Portraits of the New Negro Woman: Visual and Literary Culture in the Harlem Renaissance (review)

Portraits of the New Negro Woman: Visual and Literary Culture in the Harlem Renaissance (review)

Legacy
Volume 26, Number 1 (2009)
pages 182-184
E-ISSN: 1534-0643
Print ISSN: 0748-4321
DOI: 10.1353/leg.0.0069

Martha Jane Nadell, Associate Professor
Brooklyn College of the City University of New York

Cherene Sherrard-Johnson opens her provocative and intriguing book, Portraits of the New Negro Woman, with a reading of a painting by Harlem Renaissance artist Archibald Motley. One of Motley’s many portraits of mixed-race women in a 1928 solo exhibition, A Mulatress, drew a great deal of attention, even appearing on the front cover of the exhibition catalogue and in reviews of the show. Critics used a language of racial classification, rather than of painterly inquiry, to discuss Motley’s work; they described it and other works in terms of race and primitivism, rather than as meditations on line, color, or composition. Sherrard-Johnson uses the portrait and reactions to it to set up the central concern for her book: the aesthetically and culturally complex representations of the mulatta in the visual and literary work of the Harlem Renaissance.
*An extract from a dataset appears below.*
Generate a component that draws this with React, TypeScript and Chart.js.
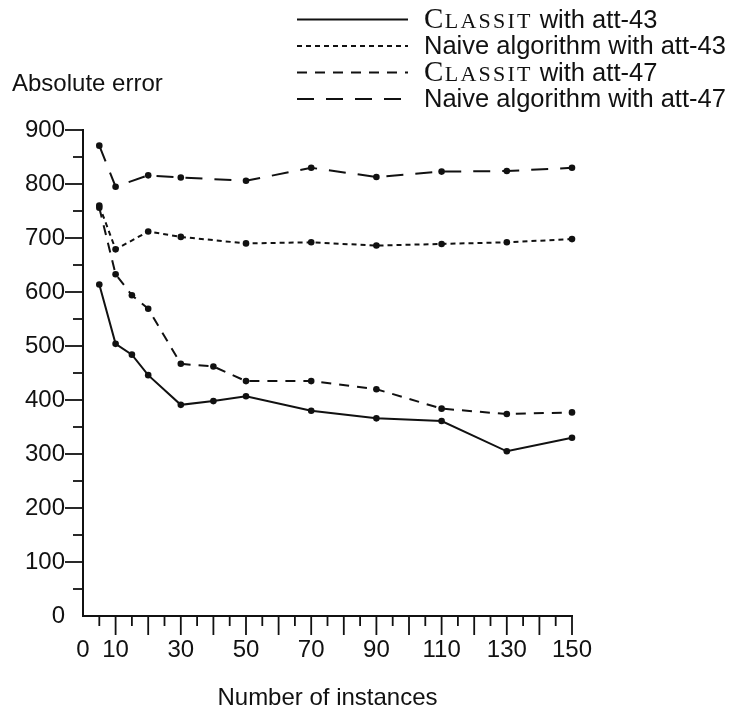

Images of mixed-race women—in novels, films, paintings, and illustrations—engage with racially inflected discourse, evident in interpretations of Motley’s portraits: Mulattas in Sherrard-Johnson’s visual and textual sources are simultaneously proper and primitive, domestic and desirable, civilized and sexual.  As such, they are most significantly also a central part of the Harlem Renaissance’s wrestling with race.